Comparing times in Ruby and Rails testsEdit
The pitfall
One thing I've found when writing specs for Active Record models is that simple timestamp comparisons can often fail in a surprising ways. The reason for this is as follows:
post = Post.create # save a post to the database
other = Post.last # load the post back from the database
# some surprising results
other == post # => true
other.updated_at == post.updated_at # => false
other.updated_at.to_s == post.updated_at.to_s # => true
other.updated_at.to_f == post.updated_at.to_f # => false
# so why is this happening?
post.updated_at # => Fri, 04 Feb 2011 02:13:57 UTC +00:00
other.updated_at # => Fri, 04 Feb 2011 02:13:57 UTC +00:00
post.updated_at.to_f # => 1296785637.88479
other.updated_at.to_f # => 1296785637.0
As you can see, when we first write to the database our in-memory copy of the record has a non-integral timestamp corresponding to the exact value of Time.now at the time the record was written, including microseconds.

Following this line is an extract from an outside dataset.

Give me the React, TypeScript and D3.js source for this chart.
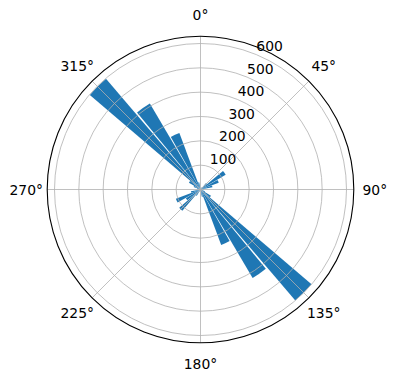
import React from "react";
import * as d3 from "d3";

// bin centers in degrees (10° bins)
const binCenters = [5, 15, 25, 35, 45, 55, 65, 75, 85, 95, 105, 115, 125, 135, 145, 155, 165, 175,
  185, 195, 205, 215, 225, 235, 245, 255, 265, 275, 285, 295, 305, 315, 325, 335, 345, 355];
const counts = [0, 0, 5, 12, 35, 120, 80, 50, 15, 5, 8, 20, 50, 600, 422, 243, 30, 5,
  0, 5, 10, 30, 115, 70, 108, 40, 15, 8, 15, 30, 55, 598, 410, 248, 30, 5];
const radialTicks = [100, 200, 300, 400, 500, 600];
const angleTicks = [0, 45, 90, 135, 180, 225, 270, 315];

const W = 396, H = 380;
const cx = 200.5, cy = 189.5, R = 153.3;
const barWidthDeg = 9;

export default function App() {
  const rmax = d3.max(counts)! * 1.05;
  const r = d3.scaleLinear().domain([0, rmax]).range([0, R]);
  const rad = (d: number) => (d * Math.PI) / 180;
  const arc = d3.arc<any>();
  const font = "DejaVu Sans, sans-serif";
  const labelAngle = rad(22.5);
  return (
    <svg width={W} height={H} style={{ position: "absolute", left: 0, top: 0 }}>
      <rect width={W} height={H} fill="white" />
      <g transform={`translate(${cx},${cy})`}>
        {binCenters.map((c, i) =>
          counts[i] > 0 ? (
            <path
              key={i}
              d={arc({
                innerRadius: 0,
                outerRadius: r(counts[i]),
                startAngle: rad(c - barWidthDeg / 2),
                endAngle: rad(c + barWidthDeg / 2),
              })!}
              fill="#1f77b4"
            />
          ) : null
        )}
        {radialTicks.map((t) => (
          <circle key={t} r={r(t)} fill="none" stroke="#b0b0b0" strokeWidth={0.8} />
        ))}
        {angleTicks.map((a) => (
          <line
            key={a}
            x1={0}
            y1={0}
            x2={R * Math.sin(rad(a))}
            y2={-R * Math.cos(rad(a))}
            stroke="#b0b0b0"
            strokeWidth={0.8}
          />
        ))}
        <circle r={R} fill="none" stroke="black" strokeWidth={1.1} />
        {angleTicks.map((a) => (
          <text
            key={a}
            x={(R + 21) * Math.sin(rad(a))}
            y={-(R + 21) * Math.cos(rad(a))}
            textAnchor="middle"
            dominantBaseline="central"
            fontFamily={font}
            fontSize={13.9}
          >
            {a}°
          </text>
        ))}
        {radialTicks.map((t) => (
          <text
            key={t}
            x={r(t) * Math.sin(labelAngle)}
            y={-r(t) * Math.cos(labelAngle) - 3.3}
            textAnchor="start"
            fontFamily={font}
            fontSize={13.9}
          >
            {t}
          </text>
        ))}
      </g>
    </svg>
  );
}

When we do a post.reload or otherwise read the data back (via Post.find or Post.last etc), we see that the actual timestamp in the database is rounded off to a whole number of seconds.
As a result, even though the two record instances really refer to the same record in the database and the updated_at attribute should therefore be the same, the actual values are non-identical because one of them is rounded off during the round-trip through the database while the other retains its original, exact value.
There are a zillion different ways in which this kind of thing can spring up in a spec suite and I won't bother listing them here, but you'll recognize the problem when you see it because two seemingly equivalent dates, a and b, when compared using a.should == b or similar will cause your specs to fail.
Workarounds
Compare strings rather than dates
model.updated_at.to_s.should == other.updated_at.to_s
Use the be_within/of matcher
model.updated_at.should be_within(1).of(other.updated_at)
This works because the be_within matcher does a subtraction of the two Time instances, which returns a float.
Reload
This one is a little unseemly. With this technique, when you create a model, you perform an immediate model.reload in order to get the round-trip out the way before you try any comparisons.